Each candidate closed the debate with a brief statement as to why they are the best person for the job.
Keitz told the audience that he “didn’t just wake up yesterday deciding to be a district attorney. I started 34 years ago as a reserve deputy, and after my first ride in patrol car, I knew I wanted to be in law enforcement.
“While I truly enjoyed going to the courtroom to prosecute cases, I discovered that I had a higher calling – to guide the ship and make sure that we’re doing our best to protect the public safety and seek justice for people of Madera County. I urge you to select a candidate based on what it is that person can do. We live in uncertain times and violent crime is up.

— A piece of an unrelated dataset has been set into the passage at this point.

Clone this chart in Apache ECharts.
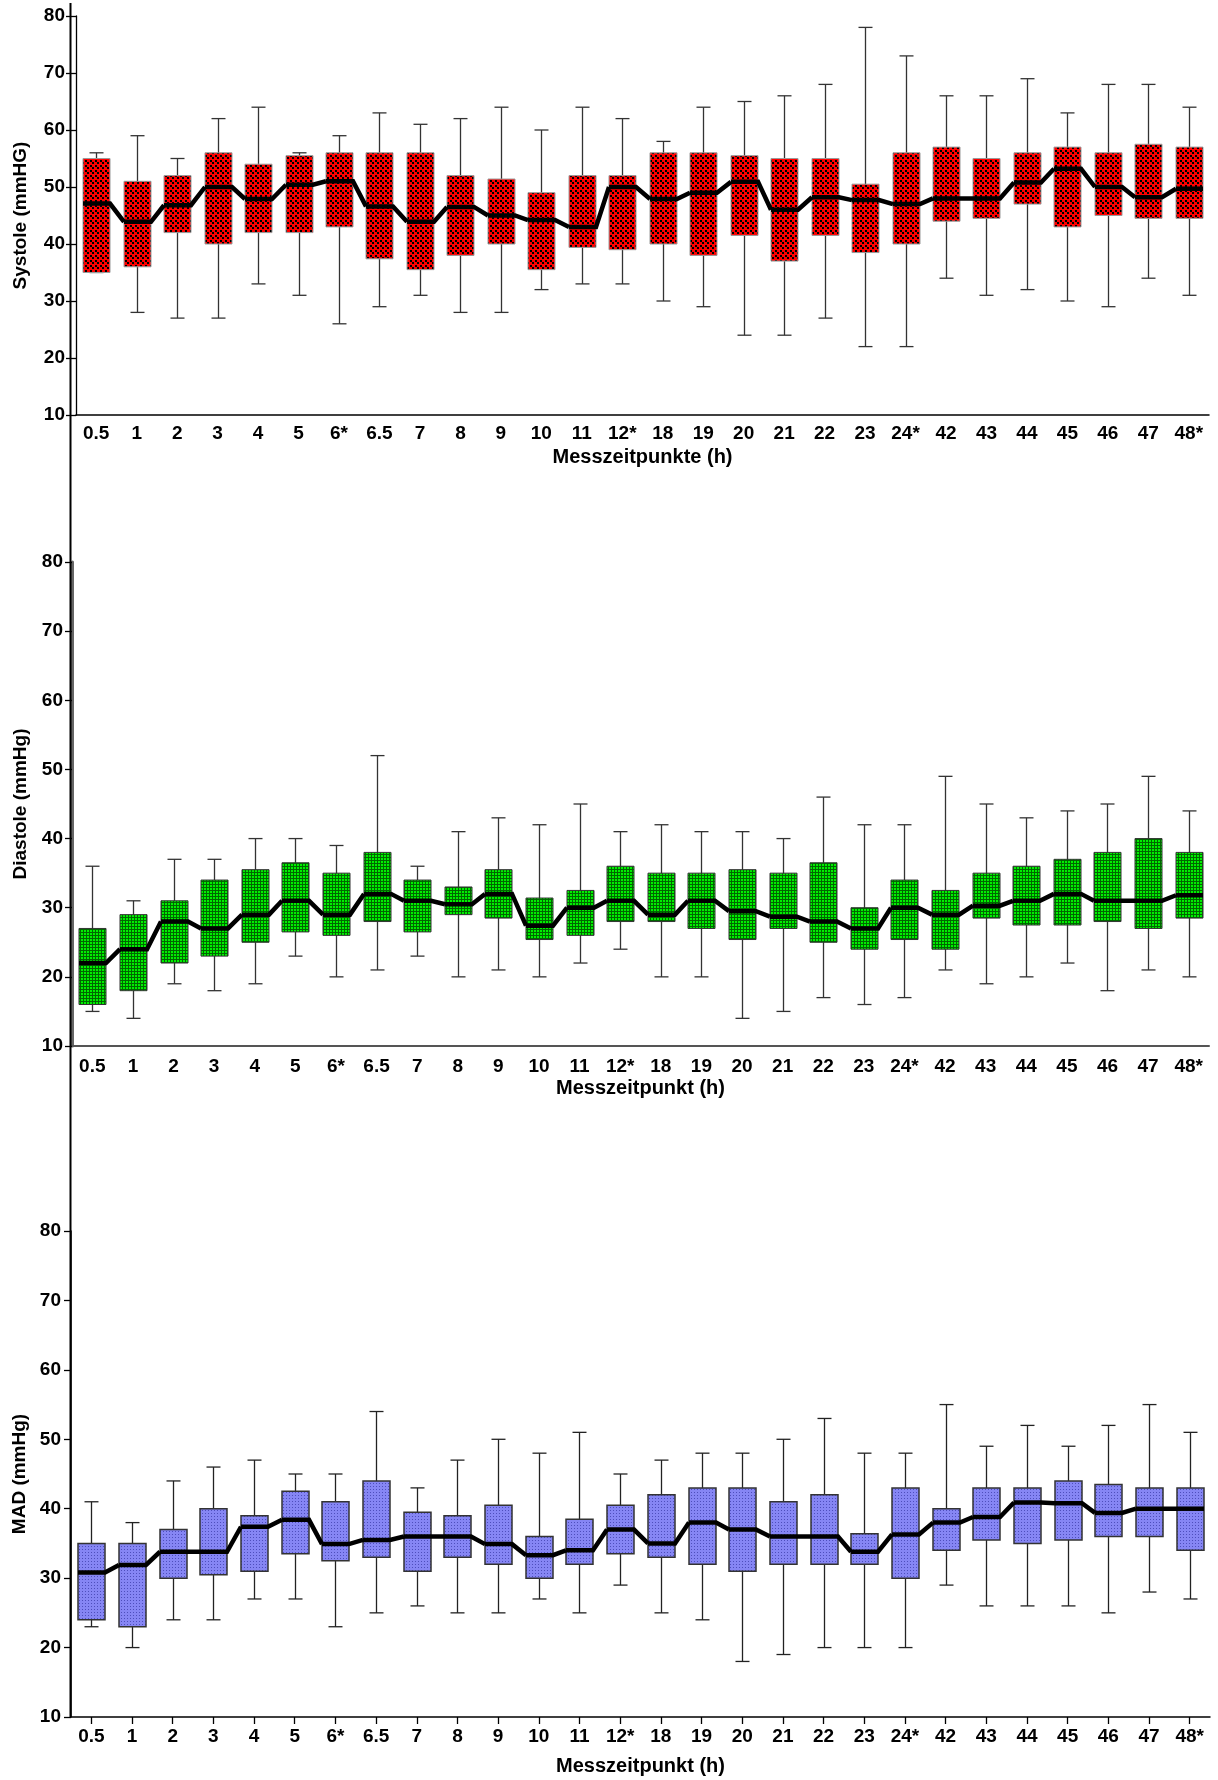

Don’t risk your public safety on someone who is not qualified and doesn’t have the years of experience that I have.”
Neal closed by saying that she has handled cases in multiple areas of the law, and that gives her a much broader outlook than the incumbent.
“In the 20 years I’ve worked in Fresno and Madera County, I’ve handled hundreds of cases from both the defense and the prosecution side,” she said. “That broadens me as an attorney. Also, I can bring out the best in people; I’m a people person and I can communicate. I will provide timely justice, speedy filing of cases and speedy trials. I’m about hard work. I will fight for you, reduce crime, and save the taxpayers money.”
Linn finished by pointing out what he believes are the shortcomings of his opponents.
“Mr. Keitz thinks things are okay, and he doesn’t want to change the way he’s doing things. He thinks it’s okay that his attorneys are working 60 and 70 hour weeks. Miranda Neal has taken some courses on management, and she’s been a government employee for about 20 years. I don’t know that she’s ever had any hands-on management experience. My reasons for running are very simple. I want to see justice done in Madera County, and I want to protect my friends and my family and the people who live in Madera County.”
The next debate is scheduled for April 8 at the North Fork Town Hall.